--- Start of DATASET SECTION ---

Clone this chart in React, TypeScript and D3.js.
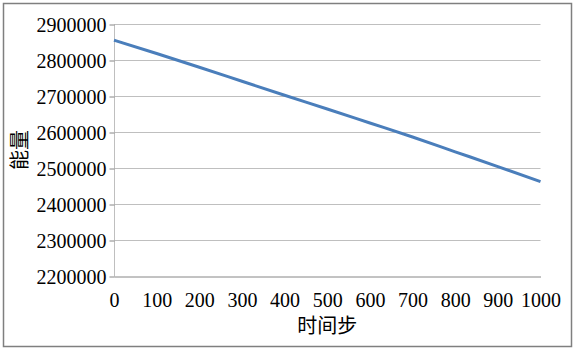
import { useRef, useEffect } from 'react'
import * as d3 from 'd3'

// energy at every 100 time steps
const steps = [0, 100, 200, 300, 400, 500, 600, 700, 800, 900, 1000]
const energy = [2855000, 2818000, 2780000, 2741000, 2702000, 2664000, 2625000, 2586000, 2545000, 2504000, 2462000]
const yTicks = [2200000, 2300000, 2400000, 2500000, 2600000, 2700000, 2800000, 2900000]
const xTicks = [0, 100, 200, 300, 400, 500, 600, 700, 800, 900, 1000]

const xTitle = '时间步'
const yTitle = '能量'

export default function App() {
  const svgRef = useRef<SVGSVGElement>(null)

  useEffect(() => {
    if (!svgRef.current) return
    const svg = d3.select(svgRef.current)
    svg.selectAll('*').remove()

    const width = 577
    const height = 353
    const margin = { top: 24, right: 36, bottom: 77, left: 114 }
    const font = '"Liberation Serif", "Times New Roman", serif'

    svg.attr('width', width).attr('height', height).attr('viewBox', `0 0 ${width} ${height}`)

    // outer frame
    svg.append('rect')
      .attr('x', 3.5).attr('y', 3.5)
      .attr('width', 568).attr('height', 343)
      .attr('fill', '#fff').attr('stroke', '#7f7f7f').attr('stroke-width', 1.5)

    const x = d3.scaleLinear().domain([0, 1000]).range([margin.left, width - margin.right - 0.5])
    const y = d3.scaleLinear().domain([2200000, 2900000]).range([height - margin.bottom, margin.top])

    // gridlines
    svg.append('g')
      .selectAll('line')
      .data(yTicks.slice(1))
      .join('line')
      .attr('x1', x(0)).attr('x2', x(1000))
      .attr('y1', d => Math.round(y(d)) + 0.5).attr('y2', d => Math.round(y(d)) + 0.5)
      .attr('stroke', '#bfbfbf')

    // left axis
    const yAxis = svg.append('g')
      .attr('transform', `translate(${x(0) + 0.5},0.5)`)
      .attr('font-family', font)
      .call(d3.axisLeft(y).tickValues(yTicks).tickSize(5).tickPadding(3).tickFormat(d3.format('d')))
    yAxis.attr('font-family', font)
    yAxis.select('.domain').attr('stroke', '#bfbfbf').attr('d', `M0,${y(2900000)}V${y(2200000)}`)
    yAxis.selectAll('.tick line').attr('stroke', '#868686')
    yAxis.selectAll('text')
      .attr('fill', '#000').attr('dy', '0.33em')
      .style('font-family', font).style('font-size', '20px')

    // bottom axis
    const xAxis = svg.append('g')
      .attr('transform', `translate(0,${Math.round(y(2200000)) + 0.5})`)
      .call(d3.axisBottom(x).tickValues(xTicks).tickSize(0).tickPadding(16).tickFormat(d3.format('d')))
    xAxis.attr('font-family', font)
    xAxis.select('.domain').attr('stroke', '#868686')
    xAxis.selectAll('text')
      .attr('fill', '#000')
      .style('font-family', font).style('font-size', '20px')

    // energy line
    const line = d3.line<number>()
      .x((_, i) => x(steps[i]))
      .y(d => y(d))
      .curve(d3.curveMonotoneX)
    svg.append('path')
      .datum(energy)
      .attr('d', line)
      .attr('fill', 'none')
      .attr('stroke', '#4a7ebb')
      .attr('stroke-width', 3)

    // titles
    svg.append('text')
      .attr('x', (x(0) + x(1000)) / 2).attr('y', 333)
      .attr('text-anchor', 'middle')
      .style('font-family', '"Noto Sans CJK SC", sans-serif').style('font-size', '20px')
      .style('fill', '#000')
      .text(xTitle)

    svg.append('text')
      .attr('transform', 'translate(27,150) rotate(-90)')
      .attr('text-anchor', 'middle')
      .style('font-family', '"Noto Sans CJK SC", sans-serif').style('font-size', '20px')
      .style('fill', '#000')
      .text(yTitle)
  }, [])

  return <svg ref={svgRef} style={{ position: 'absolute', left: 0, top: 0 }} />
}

--- End of DATASET SECTION ---

DIRECTIONS:
Go from the first line of the listing to the line holding "svg.selectAll('*').remove()" and, please, transcribe those lines exactly, both included, with no pictures.

SOLUTION TO THIS TASK:
Clone this chart in React, TypeScript and D3.js.
import { useRef, useEffect } from 'react'
import * as d3 from 'd3'

// energy at every 100 time steps
const steps = [0, 100, 200, 300, 400, 500, 600, 700, 800, 900, 1000]
const energy = [2855000, 2818000, 2780000, 2741000, 2702000, 2664000, 2625000, 2586000, 2545000, 2504000, 2462000]
const yTicks = [2200000, 2300000, 2400000, 2500000, 2600000, 2700000, 2800000, 2900000]
const xTicks = [0, 100, 200, 300, 400, 500, 600, 700, 800, 900, 1000]

const xTitle = '时间步'
const yTitle = '能量'

export default function App() {
  const svgRef = useRef<SVGSVGElement>(null)

  useEffect(() => {
    if (!svgRef.current) return
    const svg = d3.select(svgRef.current)
    svg.selectAll('*').remove()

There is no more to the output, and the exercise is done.